Comparable sensitivity to sound is evident in Yellow Leaves (2012), less a song-cycle than a sequence of songs on haikus by Caroline Thomas (inspired by Shakespeare’s sonnets) whose gradually revealed trajectory of love encountered, lost then regained is conveyed via nine settings for soprano and piano alternately charged and eloquent. Fire Burning in Snow (2013) is its complement: three settings of poems by Nicki Jackowska for mezzo and small ensemble which favour a more elaborate scale, touching on the states of absence and fulfilment en route to the most tenuous emotional resolution. Jackowska’s poetry is also the basis of the three soprano-and-piano songs that constitute Crossing Faultlines (2021), their subject matter exploring women’s experiences in the workplace, respectively covering mentorship, discrimination and ambition in starkly immediate yet highly expressive terms.

Bray’s wider public profile was established with the orchestral piece At the Speed of Stillness (2011-12), a BBC Proms commission whose inspiration in both the surrealist imagery of a poem by Dora Maar and the energy being channelled by the Sizewell power station represents the poles of dexterousness and monumentality between which this music pivots prior to an ending where any emotional resolution is left tantalisingly in abeyance. The orchestra has since moved to the forefront of her activities, and not least with the cello concerto Falling in the Fire, another Proms commission and Bray’s second piece written for Johnston in 2015. The piece was inspired by the carnage wrought upon the ancient city of Palmyra by Islamic State forces, its single movement alternating between brooding soliloquy and tensile confrontation in which a sizeable orchestra is put forcefully yet resourcefully through its paces. Most striking is the climactic cadenza, combative and supplicatory by turns, which is followed by a coda over whose course soloist and orchestra are gradually integrated to a more cohesive if by no means harmonious degree.

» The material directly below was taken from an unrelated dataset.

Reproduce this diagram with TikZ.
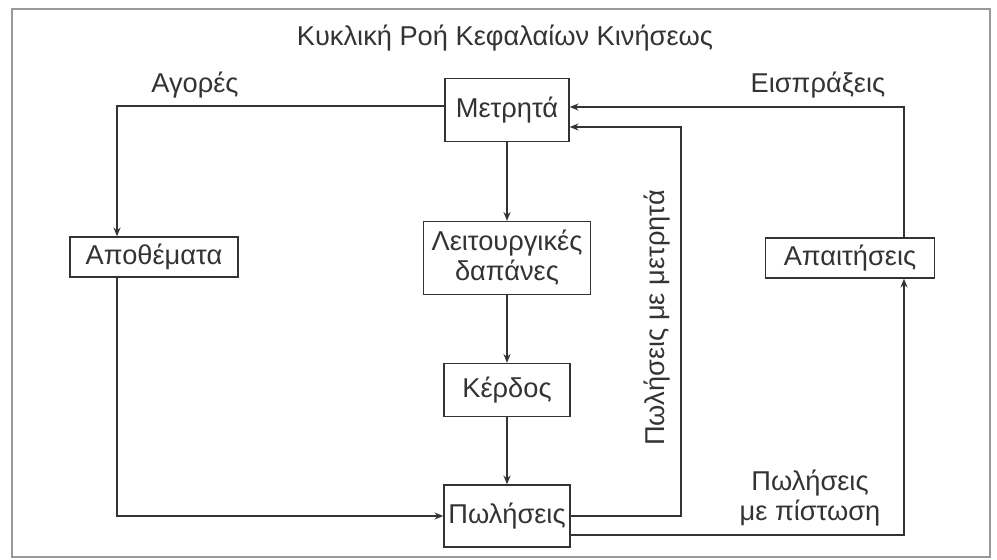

Choral music has featured sparingly in Bray’s output thus far, but the a cappella Agnus Dei (2014 – written for and recorded by ORA and Suzy Digby on Harmonia Mundi, 3/16) is both ingenious as a ‘reflection’ on Byrd’s setting in his Mass for five voices and affecting in its take on a text of universal import. Music for the stage is more prominent, ranging from the brief though pertinent The Fox and the Crow (2011) or the all-too-human chamber opera Making Arrangements (2012), to her powerful retelling of the fate of Ruth Ellis – the last woman to be hanged in Britain – in Entanglement (2015). This summer brings the premiere of her first full-length opera, American Mother (2024-25), which relates the experience of Diane Foley, mother of murdered war correspondent James, as she converses with the man convicted of his murder.

This last work appears after a number of orchestral pieces – most notably Forsaken (2021), inspired by her visit to Greenland, which takes up previously explored themes of change and impermanence to ever more refined if equally visceral effect. The commercial release of this and several other works would be more than welcome, the more so given Bray’s status as a composer of genuine substance from whom each new piece is to be keenly anticipated.

Recommended Recordings

At the Speed of Stillness. Caught in Treetops. Fire Burning in Snow. Oneiroi. Replay. Yellow Leaves

Claire Booth sop Lucy Schaufer mez Alexandra Wood vn Andrew Matthews-Owen, Huw Watkins pfs Birmingham Contemporary Music Group / Oliver Knussen; Aldeburgh World Orchestra / Sir Mark Elder

NMC Debut Discs (1/15)

It was this wide-ranging, authoritatively performed collection of pieces that first brought Bray to prominence, confirming her status among the leading British composers of her generation.

Beyond. Invisible Cities. On the Other Shore. The Sun Was Chasing Venus. Zustände

Huw Watkins pf Amaryllis Quartet; Mariani Piano Quartet

Nimbus Alliance (10/18)

This second release devoted to Bray’s music comprises solo and chamber works dating from the period 2011 to 2016. They are linked by their sense of distance, be it physical or emotional, in readings both committed and perceptive.

Passing Shadows

Antonis Hatzinikolaou gtr

NMC (9/13)

Featured alongside works by Joseph Atkins, Peter Racine Fricker, John McCabe, Nicholas Maw, Bayan Northcott and Matthew Taylor, Bray’s highly intricate and evocative piece, superbly realised here, proves a highlight on one of the finest solo guitar anthologies to have appeared in recent decades.

Crossing Faultlines

Samantha Crawford sop Lana Bode pf

Delphian

Bray’s succinct and probing song-cycle emerges the more tellingly from being heard in the context of ‘Dream.Risk.Sing’, a suitably provocative anthology centred on female experiences and featuring music also by Clarke, Dvořák, Price, Michelle Brourman, Carson Cooman, Ricky Ian Gordon, Helen Grime, Libby Larsen and Judith Weir (recorded 2022).